Irfan Ismail

Personal information
- Full name: Mohammad Irfan Ismail
- Born: 14 February 1992 (age 34) Quetta, Balochistan, Pakistan
- Batting: Left-handed
- Bowling: Slow left-arm orthodox

Domestic team information
- 2009: Quetta
- 2009: Quetta Bears

Career statistics
| Competition | FC | LA | T20 |
| Matches | 1 | 5 | 2 |
| Runs scored | 5 | 30 | 19 |
| Batting average | 2.50 | 7.50 | 19.00 |
| 100s/50s | 0/0 | 0/0 | 0/0 |
| Top score | 5 | 17 | 15* |
| Balls bowled | 84 | 287 | 42 |
| Wickets | 0 | 7 | 1 |
| Bowling average | – | 38.42 | 87.00 |
| 5 wickets in innings | – | 0 | 0 |
| 10 wickets in match | – | 0 | 0 |
| Best bowling | – | 3/57 | 1/34 |
| Catches/stumpings | 1/– | 3/– | 0/– |
- Source: CricketArchive, 15 December 2014

= Irfan Ismail (cricketer, born 1992) =

Pakistani cricketer (born 1992)

Mohammad Irfan Ismail (born 14 February 1992) is a Pakistani cricketer who has played limited overs and Twenty20 matches for the Quetta Bears and a single first-class match for Quetta.

From Quetta, a city in Balochistan, Irfan debuted for Quetta District in under-19 inter-district matches in mid-2007, at the age of 15. He made his first-class debut for Quetta in February 2009, five days after his seventeenth birthday, playing against Hyderabad in the Quaid-i-Azam Trophy. A left-arm orthodox spinner and left-handed lower-order batsman, he failed to take a wicket from 14 overs on debut. While batting, he scored five runs in the first innings and recorded a golden duck in the second.

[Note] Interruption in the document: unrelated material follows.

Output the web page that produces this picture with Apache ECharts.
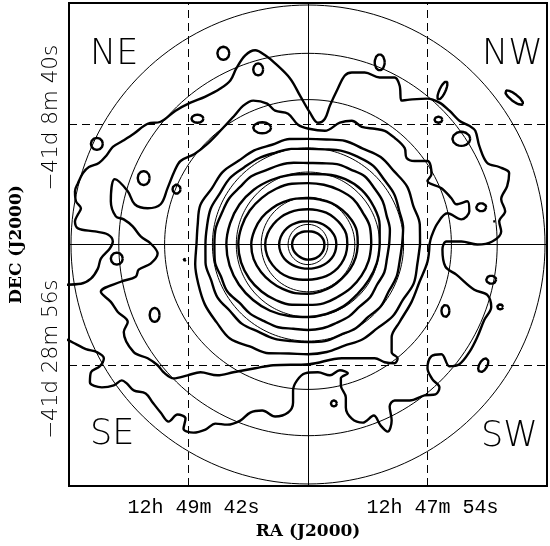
<!DOCTYPE html>
<html><head><meta charset="utf-8">
<script src="https://cdn.jsdelivr.net/npm/echarts@6/dist/echarts.min.js"></script>
<style>html,body{margin:0;padding:0;background:#fff}#c{width:550px;height:546px}</style>
</head><body><div id="c"></div>
<script>
// offsets from cluster centre (approx. arcsec-like units; dashed lines at +-120)
const xTickValues = [-120, 120];
const xTickLabels = ['12h 49m 42s', '12h 47m 54s'];
const yTickValues = [120, -120];
const yTickLabels = ['\u221241d 8m 40s', '\u221241d 28m 56s'];
const quadrantLabels = ['NE', 'NW', 'SE', 'SW'];
const refCircleRadii = [20, 47, 72, 96, 144, 190, 238];

// inner closed contours: radius at each position angle (0 = west/right, 90 = north)
const ringAngles = [0, 15, 30, 45, 60, 75, 90, 105, 120, 135, 150, 165, 180, 195, 210, 225, 240, 255, 270, 285, 300, 315, 330, 345];
const ring1 = [16.5, 16.3, 15.6, 14.8, 14, 13.4, 13, 13.4, 14, 14.8, 15.4, 15.8, 16, 15.8, 15.4, 15, 14.8, 14.9, 15, 15.2, 15.6, 16, 16.3, 16.5];
const ring2 = [28.5, 28.2, 27, 25.6, 24.4, 23.5, 23, 23.6, 24.6, 26, 27.3, 28.4, 29, 28.6, 27.6, 26.2, 25, 24.3, 24, 24.3, 25, 26.2, 27.4, 28.2];
const ring3 = [39.5, 39.8, 38.6, 37.4, 36.5, 35.4, 35, 35.6, 36.8, 38.5, 40.2, 42, 43, 42.4, 41, 39.5, 37.8, 36, 35, 35.2, 36.4, 37.5, 38.4, 39.2];
const ring4 = [50, 50.8, 50, 48.6, 47.5, 46.2, 46, 47.2, 48.8, 51, 53.5, 55.5, 57, 56.5, 54.5, 52.5, 51, 50, 49, 48.4, 48.2, 48, 48.8, 49.6];
const ring5 = [63.5, 64.5, 63.5, 64, 62.5, 61.5, 61, 62.5, 64, 65.5, 67.5, 69, 70, 69.5, 68, 66, 64, 62, 60, 60.5, 60, 61, 62, 63];
const ring6 = [72, 74.5, 76, 76.5, 75, 72, 70, 71.5, 74, 77, 79.5, 81, 82, 81.5, 80, 78, 76, 73.5, 72, 71.5, 71, 70, 70.5, 71.5];
// outer rings, finer angular sampling (every 10 degrees)
const ringAnglesFine = [0, 10, 20, 30, 40, 50, 60, 70, 80, 90, 100, 110, 120, 130, 140, 150, 160, 170, 180, 190, 200, 210, 220, 230, 240, 250, 260, 270, 280, 290, 300, 310, 320, 330, 340, 350];
const ring7 = [81.5, 83.5, 84, 86.5, 87, 88.5, 86, 85, 82, 81, 82.5, 84, 85, 88.5, 89, 91.5, 92, 94, 94, 95, 93, 93.5, 90, 90, 88, 87.5, 85, 85, 84.5, 83, 82.5, 80.5, 81.5, 80, 81.5, 80.5];
const ring8 = [94.5, 97, 97.5, 100, 100, 102, 100.5, 99, 96, 95, 96.5, 97, 99, 100, 102.5, 102, 104, 103, 103, 104.5, 103.5, 105, 102.5, 103, 100, 99.5, 97.5, 97, 97.5, 95.5, 96, 94, 95.5, 93.5, 94.5, 93.5];
const ring9 = [112.5, 114, 112.5, 115, 113, 113.5, 110, 109.5, 106, 105, 106.5, 105.5, 108, 108.5, 112, 111.5, 115, 112.5, 112, 115, 117, 119.5, 120, 122, 117, 115, 110, 109, 108.5, 107, 109, 108.5, 111, 110, 113, 111.5];

// second-lowest contour level (irregular)
const contourL2 = [[122,0],[124,8],[130,21],[140,31],[154,25],[162,33],[160,43],[149,40],[144,46],[134,56],[120,63],[124,70],[120,83],[107,83],[99,86],[97,96],[87,106],[77,113],[67,115],[54,117],[44,123],[32,121],[17,113],[1,115],[-10,119],[-20,130],[-33,133],[-41,140],[-55,143],[-65,138],[-74,128],[-88,113],[-101,100],[-114,90],[-128,83],[-134,73],[-141,56],[-148,40],[-161,36],[-174,40],[-181,53],[-194,65],[-198,43],[-193,28],[-185,25],[-176,18],[-168,8],[-158,1],[-151,-9],[-158,-19],[-170,-25],[-173,-32],[-188,-37],[-208,-47],[-198,-57],[-191,-67],[-181,-77],[-185,-87],[-175,-107],[-161,-113],[-151,-120],[-145,-127],[-135,-133],[-121,-130],[-108,-127],[-91,-130],[-75,-127],[-53,-123],[-35,-120],[1,-119],[34,-113],[67,-113],[77,-117],[87,-118],[90,-113],[84,-107],[84,-92],[92,-77],[104,-57],[112,-37],[120,-17],[122,0]];

// lowest contour level (irregular, runs off the east edge)
const contourL1 = [[-248,-40],[-228,-39],[-218,-34],[-211,-24],[-208,-14],[-199,-4],[-196,3],[-201,10],[-214,13],[-231,16],[-234,23],[-231,30],[-228,36],[-233,43],[-234,53],[-231,61],[-226,71],[-220,77],[-210,81],[-202,89],[-196,97],[-186,103],[-175,110],[-161,120],[-148,122],[-133,133],[-118,141],[-103,147],[-88,155],[-78,163],[-72,175],[-63,188],[-53,193],[-43,188],[-33,180],[-18,165],[-8,148],[2,131],[10,121],[17,125],[22,138],[30,155],[37,168],[44,171],[57,171],[72,166],[87,166],[92,158],[94,143],[102,144],[120,145],[132,141],[142,133],[152,123],[162,118],[168,113],[172,98],[180,81],[192,77],[202,71],[200,58],[194,45],[198,33],[192,23],[194,13],[185,3],[170,0],[154,3],[139,3],[135,-5],[138,-22],[149,-30],[167,-45],[180,-50],[184,-62],[177,-75],[170,-92],[162,-107],[152,-119],[142,-121],[134,-109],[124,-111],[120,-123],[125,-134],[132,-142],[128,-149],[117,-150],[102,-155],[87,-155],[82,-161],[84,-175],[80,-186],[73,-180],[66,-170],[55,-177],[44,-173],[38,-162],[38,-152],[33,-140],[33,-133],[40,-128],[32,-125],[22,-130],[10,-127],[-3,-128],[-11,-135],[-15,-145],[-15,-157],[-20,-167],[-33,-171],[-46,-165],[-58,-167],[-68,-175],[-81,-179],[-93,-178],[-103,-184],[-115,-187],[-125,-183],[-123,-173],[-131,-169],[-140,-176],[-148,-167],[-156,-157],[-163,-148],[-175,-145],[-182,-138],[-187,-135],[-195,-140],[-207,-142],[-219,-137],[-218,-127],[-209,-121],[-205,-113],[-212,-107],[-223,-104],[-233,-99],[-241,-95],[-248,-93]];

// small isolated contours: centre, half-sizes, tilt
const islandCenters = [[-85,190],[-50,174],[-111,125],[-212,100],[-165,66],[-132,55],[-192,-14],[-124,-15],[-154,-70],[72,181],[131,124],[135,153],[207,146],[154,105],[174,37],[187,23],[184,-35],[193,-62],[138,-66],[176,-120],[26,-158],[-46,116]];
const islandSizes = [[6,6.5],[5,6],[6,4],[6,6],[6,7],[4,4.5],[6,6],[1.2,1.2],[5,7],[5,8],[4,3],[3,10],[11,3.5],[9,7],[5,4],[1,1],[5,4],[3,2.5],[4,6],[4,7.5],[3,3],[9,5.5]];
const islandTilts = [0,0,0,0,0,0,0,0,0,0,0,-25,-37,0,0,0,0,0,0,-30,0,0];

function ringPoints(angles, radii) {
  const pts = angles.map((a, i) => {
    const t = a * Math.PI / 180;
    return [radii[i] * Math.cos(t), radii[i] * Math.sin(t)];
  });
  pts.push(pts[0]);
  return pts;
}
function ellipsePoints(c, s, tilt, n) {
  const pts = [];
  const tr = tilt * Math.PI / 180;
  for (let i = 0; i <= n; i++) {
    const t = 2 * Math.PI * i / n;
    const ex = s[0] * Math.cos(t), ey = s[1] * Math.sin(t);
    pts.push([c[0] + ex * Math.cos(tr) - ey * Math.sin(tr), c[1] + ex * Math.sin(tr) + ey * Math.cos(tr)]);
  }
  return pts;
}

const series = [];
const base = {type: 'line', showSymbol: false, symbol: 'none', silent: true, animation: false, clip: true};
refCircleRadii.forEach(r => {
  series.push(Object.assign({}, base, {data: ellipsePoints([0, 0], [r, r], 0, 180), lineStyle: {color: '#000', width: 1}, z: 2}));
});
const thick = {color: '#000', width: 2.4};
[ring1, ring2, ring3, ring4, ring5, ring6].forEach(r => {
  series.push(Object.assign({}, base, {data: ringPoints(ringAngles, r), smooth: 0.4, lineStyle: thick, z: 3}));
});
[ring7, ring8, ring9].forEach(r => {
  series.push(Object.assign({}, base, {data: ringPoints(ringAnglesFine, r), smooth: 0.35, lineStyle: thick, z: 3}));
});
series.push(Object.assign({}, base, {data: contourL2, smooth: 0.35, lineStyle: thick, z: 3}));
series.push(Object.assign({}, base, {data: contourL1, smooth: 0.35, lineStyle: thick, z: 3}));
islandCenters.forEach((c, i) => {
  series.push(Object.assign({}, base, {data: ellipsePoints(c, islandSizes[i], islandTilts[i], 24), lineStyle: thick, z: 3}));
});
// reference cross lines
series.push(Object.assign({}, base, {data: [], markLine: {
  silent: true, symbol: 'none', label: {show: false}, animation: false,
  data: [
    {xAxis: 0, lineStyle: {type: 'solid', color: '#000', width: 1}},
    {yAxis: 0, lineStyle: {type: 'solid', color: '#000', width: 1}},
    {xAxis: xTickValues[0], lineStyle: {type: [8, 5], color: '#000', width: 1}},
    {xAxis: xTickValues[1], lineStyle: {type: [8, 5], color: '#000', width: 1}},
    {yAxis: yTickValues[0], lineStyle: {type: [8, 5], color: '#000', width: 1}},
    {yAxis: yTickValues[1], lineStyle: {type: [8, 5], color: '#000', width: 1}}
  ]}}));

const chart = echarts.init(document.getElementById('c'), null, {renderer: 'canvas'});
const qFont = {fill: '#000', fontFamily: 'DejaVu Sans', fontWeight: 200, fontSize: 35};
chart.setOption({
  backgroundColor: '#fff',
  animation: false,
  grid: {left: 67, right: 1, top: 1, bottom: 60, show: true, borderColor: '#000', borderWidth: 2, backgroundColor: 'transparent'},
  xAxis: {
    type: 'value', min: -240, max: 240, interval: 120,
    name: 'RA (J2000)', nameLocation: 'middle', nameGap: 33,
    nameTextStyle: {fontFamily: 'DejaVu Serif', fontWeight: 'bold', fontSize: 17, color: '#000'},
    axisLine: {show: false}, axisTick: {show: false}, splitLine: {show: false},
    axisLabel: {
      fontFamily: 'Liberation Mono', fontSize: 20, color: '#000', margin: 12, padding: [0, 0, 0, 10],
      formatter: v => { const i = xTickValues.indexOf(v); return i >= 0 ? xTickLabels[i] : ''; }
    }
  },
  yAxis: {
    type: 'value', min: -240, max: 240, interval: 120,
    name: 'DEC (J2000)', nameLocation: 'middle', nameGap: 44, nameRotate: 90,
    nameTextStyle: {fontFamily: 'DejaVu Serif', fontWeight: 'bold', fontSize: 17, color: '#000'},
    axisLine: {show: false}, axisTick: {show: false}, splitLine: {show: false},
    axisLabel: {
      rotate: 90, fontFamily: 'DejaVu Sans', fontWeight: 200, fontSize: 21.5, color: '#000', margin: 7, padding: [0, 0, 0, 12],
      formatter: v => { const i = yTickValues.indexOf(v); return i >= 0 ? yTickLabels[i] : ''; }
    }
  },
  graphic: [
    {type: 'text', left: 90, top: 37, style: Object.assign({text: quadrantLabels[0]}, qFont)},
    {type: 'text', left: 482, top: 37, style: Object.assign({text: quadrantLabels[1]}, qFont)},
    {type: 'text', left: 90, top: 417, style: Object.assign({text: quadrantLabels[2]}, qFont)},
    {type: 'text', left: 481, top: 419, style: Object.assign({text: quadrantLabels[3]}, qFont)}
  ],
  series: series
});
</script></body></html>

Irfan made his limited-overs debut the following month, playing five matches for the Quetta Bears in the Royal Bank of Scotland Cup. Despite his young age, he served as the side's captain, with wicket-keeper Bismillah Khan as his vice-captain. Irfan took seven wickets during the tournament, with his best figures 3/57 from ten overs against the Abbottabad Rhinos. In a later match, against the Karachi Dolphins, he made his highest score, 17 runs from 22 balls. The Dolphins had earlier scored 364/2 from their 50 overs, with Irfan's opposing captain, Khalid Latif, making 204 not out, a rare one-day double century.

Later in the 2008–09 season, Irfan played two Twenty20 matches for the Quetta Bears franchise in the RBS Twenty-20 Cup, against the Faisalabad Wolves and the Lahore Lions. He took only a single wicket during the tournament. Mohammad Irfan Ismail (born 1988), another left-arm orthodox-spinner, also made a first-class appearance for Quetta during the 2008–09 season. To avoid confusion, Irfan Ismail (born 1988) is sometimes referred to as "Irfan Ismail, Sr.", while Irfan Ismail (born 1992), the subject of this article, is sometimes referred to as "Irfan Ismail, Jr.".